Improvisation and Social Movements. PI George Lipsitz was awarded a grant from the UC Center for New Racial Studies to organize and edit a special issue of the journal Kalfou on improvisation and social movement mobilization. This issue will explore the ways in which race-based but not race-bound social movement organizations in San Diego, Los Angeles, Santa Barbara, and Oakland are using improvisation to deepen the capacity for democracy in urban areas.
Fandango, Music, and Community Making. PI Gaye Johnson received a grant from the University of California Humanities Research Institute to fund a public humanities collaborative research project, “Afro-Mexican and Afro-American Encounters: Creating a Space of Convivencia in a Hollowed Out World” that brought together scholars, performers and community leaders to explore how the revival of Mexico’s most African-based music—son jarocho—serves as a register of the intertwined histories of Blacks and Chicana/os in California and signals the possibility of forging new relations between members of these groups. Framed by the arguments Johnson advanced in Spaces of Conflict, Sounds of Solidarity: Music, Race and Spatial Entitlement in Los Angeles about the ways in which shared sounds have helped Blacks and Mexicans in the United States find common ground, the CBSR staged a community son jarocho performance featuring the Grammy award–winning band Quetzal and, in the fandango tradition, engaged in participatory music making among participants of different races, classes, citizenship statuses, and levels of musical ability. The concert was held at La Casa de la Raza on February 26, 2015. The next day, the CBSR hosted an academic panel in which musicians Dr. Martha Gonzalez and Quetzal Flores, scholar Ana Rosas, and CBSR Advisory Committee faculty Gaye Johnson and George Lipsitz spoke about the ways in which the convivencia (a deliberate act of convening outside of commercial culture) of fandango can help us better understand both the forces that divide Black and Brown people in California and those that unite them, as well as how the occluded history of Black-Brown coalition and collaboration can inform our shared civic and social life in the years ahead. At the CSBR, we recognize son jarocho music, convivencia, and fandango gatherings as, in part, expressions of an Afro-diasporic tradition of community-based art making and art-based community making.
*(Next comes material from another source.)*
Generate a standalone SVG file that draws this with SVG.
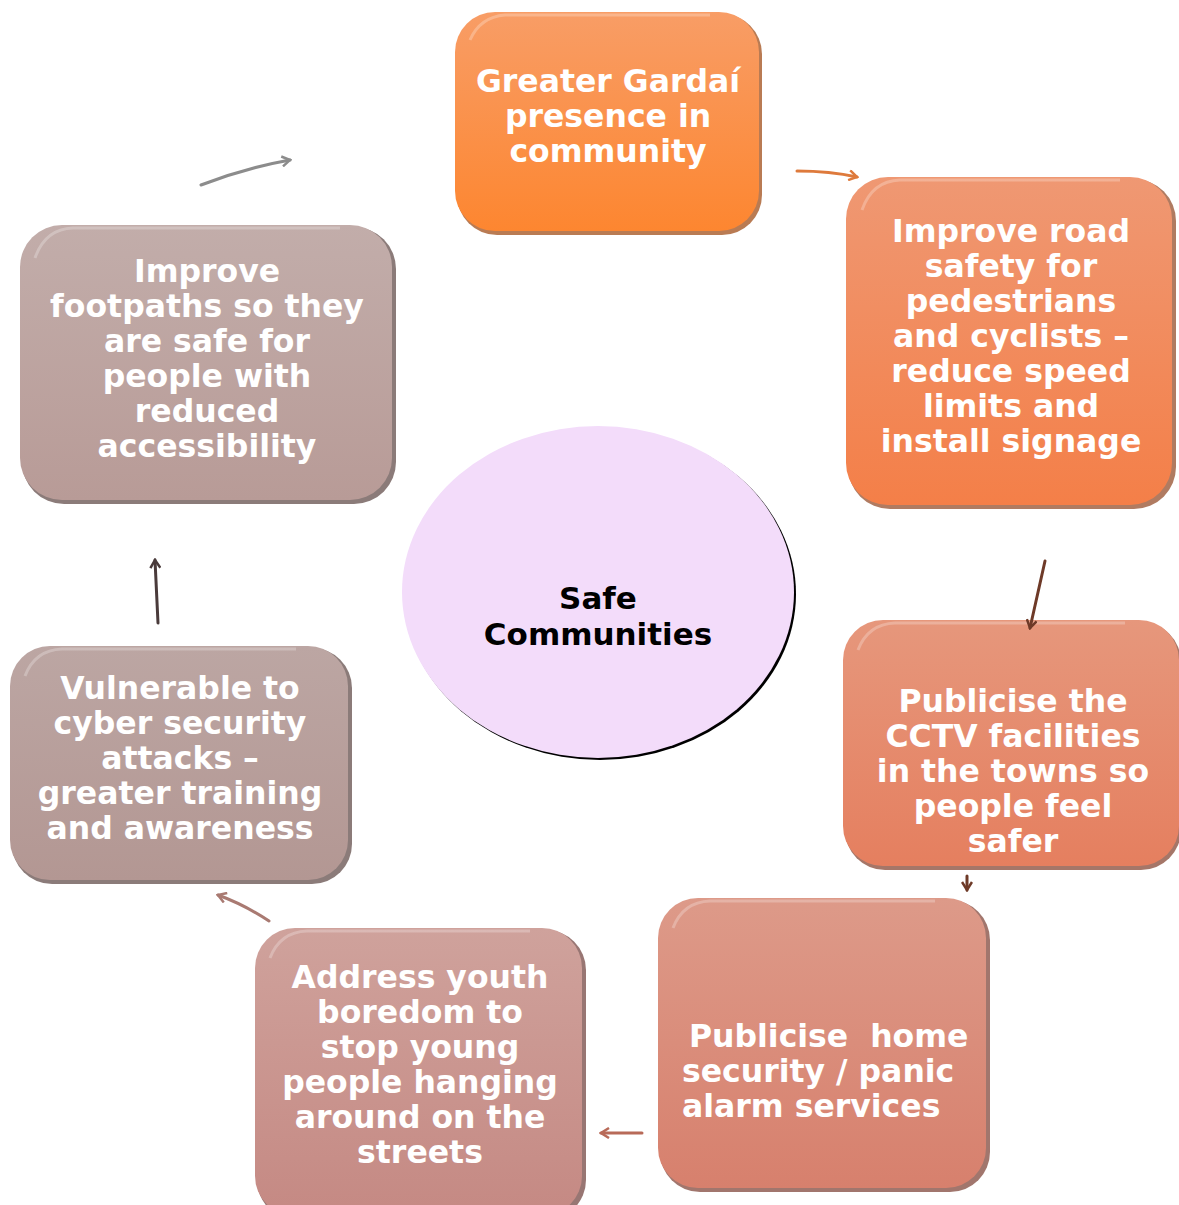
<svg xmlns="http://www.w3.org/2000/svg" width="1179" height="1205" viewBox="0 0 1179 1205">
<style>
.t{font-family:"DejaVu Sans","Verdana",sans-serif;font-weight:bold;font-size:31.5px;fill:#ffffff;text-anchor:middle}
.tl{font-family:"DejaVu Sans","Verdana",sans-serif;font-weight:bold;font-size:31.5px;fill:#ffffff}
.c{font-family:"DejaVu Sans","Verdana",sans-serif;font-weight:bold;font-size:31px;fill:#000000;text-anchor:middle}
.hl{fill:none;stroke:#ffffff;stroke-opacity:0.25;stroke-width:3}
.conn{fill:none;stroke-width:3;stroke-linecap:round}
</style>
<defs>
<linearGradient id="g1" x1="0" y1="0" x2="0" y2="1"><stop offset="0" stop-color="#f89d66"/><stop offset="1" stop-color="#fd8630"/></linearGradient>
<linearGradient id="g2" x1="0" y1="0" x2="0" y2="1"><stop offset="0" stop-color="#ef9873"/><stop offset="1" stop-color="#f47f48"/></linearGradient>
<linearGradient id="g3" x1="0" y1="0" x2="0" y2="1"><stop offset="0" stop-color="#e6977c"/><stop offset="1" stop-color="#e57f5f"/></linearGradient>
<linearGradient id="g4" x1="0" y1="0" x2="0" y2="1"><stop offset="0" stop-color="#dd9a89"/><stop offset="1" stop-color="#d7806d"/></linearGradient>
<linearGradient id="g5" x1="0" y1="0" x2="0" y2="1"><stop offset="0" stop-color="#cfa29c"/><stop offset="1" stop-color="#c58983"/></linearGradient>
<linearGradient id="g6" x1="0" y1="0" x2="0" y2="1"><stop offset="0" stop-color="#bca6a3"/><stop offset="1" stop-color="#b39793"/></linearGradient>
<linearGradient id="g7" x1="0" y1="0" x2="0" y2="1"><stop offset="0" stop-color="#c2adaa"/><stop offset="1" stop-color="#b89b97"/></linearGradient>
<marker id="m1" viewBox="0 0 12 12" refX="10" refY="6" markerWidth="12" markerHeight="12" markerUnits="userSpaceOnUse" orient="auto"><path d="M2,1 L10,6 L2,11" fill="none" stroke="#8c8c8c" stroke-width="2.5"/></marker>
<marker id="m2" viewBox="0 0 12 12" refX="10" refY="6" markerWidth="12" markerHeight="12" markerUnits="userSpaceOnUse" orient="auto"><path d="M2,1 L10,6 L2,11" fill="none" stroke="#de7a3c" stroke-width="2.5"/></marker>
<marker id="m3" viewBox="0 0 12 12" refX="10" refY="6" markerWidth="12" markerHeight="12" markerUnits="userSpaceOnUse" orient="auto"><path d="M2,1 L10,6 L2,11" fill="none" stroke="#6e3a28" stroke-width="2.5"/></marker>
<marker id="m5" viewBox="0 0 12 12" refX="10" refY="6" markerWidth="12" markerHeight="12" markerUnits="userSpaceOnUse" orient="auto"><path d="M2,1 L10,6 L2,11" fill="none" stroke="#b86a58" stroke-width="2.5"/></marker>
<marker id="m6" viewBox="0 0 12 12" refX="10" refY="6" markerWidth="12" markerHeight="12" markerUnits="userSpaceOnUse" orient="auto"><path d="M2,1 L10,6 L2,11" fill="none" stroke="#a97a72" stroke-width="2.5"/></marker>
<marker id="m7" viewBox="0 0 12 12" refX="10" refY="6" markerWidth="12" markerHeight="12" markerUnits="userSpaceOnUse" orient="auto"><path d="M2,1 L10,6 L2,11" fill="none" stroke="#4a3b3b" stroke-width="2.5"/></marker>
</defs>
<rect width="1179" height="1205" fill="#ffffff"/>

<g id="center">
<ellipse cx="600" cy="594" rx="196" ry="166" fill="#000000"/>
<ellipse cx="598" cy="592" rx="196" ry="166" fill="#f3dcfa"/>
<text class="c" x="598" y="609">Safe</text>
<text class="c" x="598" y="645">Communities</text>
</g>

<g id="n1">
<rect x="457" y="14" width="305" height="221" rx="40" fill="#a85a28" opacity="0.8"/>
<rect x="455" y="12" width="304" height="219" rx="40" fill="url(#g1)"/>
<path class="hl" d="M470,40 Q480,17 505,15 L710,15"/>
<text class="t" x="608" y="92">Greater Gardaí</text>
<text class="t" x="608" y="127">presence in</text>
<text class="t" x="608" y="162">community</text>
</g>

<g id="n2">
<rect x="848" y="179" width="328" height="330" rx="42" fill="#9c5a3a" opacity="0.8"/>
<rect x="846" y="177" width="326" height="328" rx="42" fill="url(#g2)"/>
<path class="hl" d="M862,210 Q872,181 900,180 L1120,180"/>
<text class="t" x="1011" y="242">Improve road</text>
<text class="t" x="1011" y="277">safety for</text>
<text class="t" x="1011" y="312">pedestrians</text>
<text class="t" x="1011" y="347">and cyclists –</text>
<text class="t" x="1011" y="382">reduce speed</text>
<text class="t" x="1011" y="417">limits and</text>
<text class="t" x="1011" y="452">install signage</text>
</g>

<g id="n3">
<rect x="845" y="622" width="336" height="248" rx="40" fill="#8e5442" opacity="0.8"/>
<rect x="843" y="620" width="336" height="246" rx="40" fill="url(#g3)"/>
<path class="hl" d="M858,650 Q868,624 895,623 L1125,623"/>
<text class="t" x="1013" y="712">Publicise the</text>
<text class="t" x="1013" y="747">CCTV facilities</text>
<text class="t" x="1013" y="782">in the towns so</text>
<text class="t" x="1013" y="817">people feel</text>
<text class="t" x="1013" y="852">safer</text>
</g>

<g id="n4">
<rect x="660" y="900" width="330" height="292" rx="40" fill="#8a5448" opacity="0.8"/>
<rect x="658" y="898" width="328" height="290" rx="40" fill="url(#g4)"/>
<path class="hl" d="M673,928 Q683,902 710,901 L935,901"/>
<text class="tl" x="689" y="1047" xml:space="preserve">Publicise  home</text>
<text class="tl" x="682" y="1082">security / panic</text>
<text class="tl" x="682" y="1117">alarm services</text>
</g>

<g id="n5">
<rect x="257" y="930" width="329" height="290" rx="40" fill="#7e5450" opacity="0.8"/>
<rect x="255" y="928" width="327" height="288" rx="40" fill="url(#g5)"/>
<path class="hl" d="M270,958 Q280,932 307,931 L530,931"/>
<text class="t" x="420" y="988">Address youth</text>
<text class="t" x="420" y="1023">boredom to</text>
<text class="t" x="420" y="1058">stop young</text>
<text class="t" x="420" y="1093">people hanging</text>
<text class="t" x="420" y="1128">around on the</text>
<text class="t" x="420" y="1163">streets</text>
</g>

<g id="n6">
<rect x="12" y="648" width="340" height="236" rx="40" fill="#6e5a58" opacity="0.8"/>
<rect x="10" y="646" width="338" height="234" rx="40" fill="url(#g6)"/>
<path class="hl" d="M25,676 Q35,650 62,649 L296,649"/>
<text class="t" x="180" y="699">Vulnerable to</text>
<text class="t" x="180" y="734">cyber security</text>
<text class="t" x="180" y="769">attacks –</text>
<text class="t" x="180" y="804">greater training</text>
<text class="t" x="180" y="839">and awareness</text>
</g>

<g id="n7">
<rect x="22" y="227" width="374" height="277" rx="42" fill="#6e5a58" opacity="0.8"/>
<rect x="20" y="225" width="372" height="275" rx="42" fill="url(#g7)"/>
<path class="hl" d="M35,258 Q45,229 73,228 L340,228"/>
<text class="t" x="207" y="282">Improve</text>
<text class="t" x="207" y="317">footpaths so they</text>
<text class="t" x="207" y="352">are safe for</text>
<text class="t" x="207" y="387">people with</text>
<text class="t" x="207" y="422">reduced</text>
<text class="t" x="207" y="457">accessibility</text>
</g>

<g id="connectors">
<path class="conn" d="M201,185 Q245,168 290,160" stroke="#8c8c8c" marker-end="url(#m1)"/>
<path class="conn" d="M797,171 Q830,171 857,177" stroke="#de7a3c" marker-end="url(#m2)"/>
<path class="conn" d="M1045,561 L1030,628" stroke="#6e3a28" marker-end="url(#m3)"/>
<path class="conn" d="M967,876 L967,890" stroke="#6e3a28" marker-end="url(#m3)"/>
<path class="conn" d="M642,1133 L601,1133" stroke="#b86a58" marker-end="url(#m5)"/>
<path class="conn" d="M269,921 Q245,905 218,895" stroke="#a97a72" marker-end="url(#m6)"/>
<path class="conn" d="M158,623 L155,560" stroke="#4a3b3b" marker-end="url(#m7)"/>
</g>
</svg>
International Institute for Critical Studies in Improvisation. The CBSR was appointed executive partner of the International Institute for Critical Studies in Improvisation (IICSI) in Guelph, Canada, becoming the only US executive partner of this previously all-Canadian project. The IICSI has been very successful in securing funding from Canadian research foundations and we expect that this partnership will help to position us to secure similar support from US funders to build our engaged scholarship initiative.
The Black Panther Party and Revolutionary Art. On behalf of the CBSR, professors Felice Blake and Diane Fujino were awarded a $5,000 Public Events Curatorial Grant from the UC Consortium for Black Studies in California for a multi-component symposium on the Black Panther Party (BPP) and art activism. The symposium, held in November 2016, featured Emory Douglas, revolutionary artist and the former Minister of Culture of the BPP, and Akinsanya Kambon, pan-Africanist artist and author of the Black Panther Coloring Book. In collaboration with the UCSB MultiCultural Center, which hosted the event, the CBSR developed a quarter-long art exhibit, “50 Years Strong and Counting: The Revolutionary Art of the Black Panther Party,” that showcased Douglas’s graphic prints and Kambon’s drawings, watercolors, and paintings. The two Panther artists delivered the CBSR’s 2016–17 Clyde Woods Memorial Lecture, “Revolutionary Art and Black Liberation: The Black Panther Party to Black Lives Matter and Beyond.” As part of our pedagogical research in dialogic learning and our commitment to community collaborations, we also organized an “Intergenerational Dialogue,” held at and in partnership with La Casa de la Raza in Santa Barbara, as a community discussion promoting youth voices and youth leadership in collaboration with various generations of those in struggle for social justice.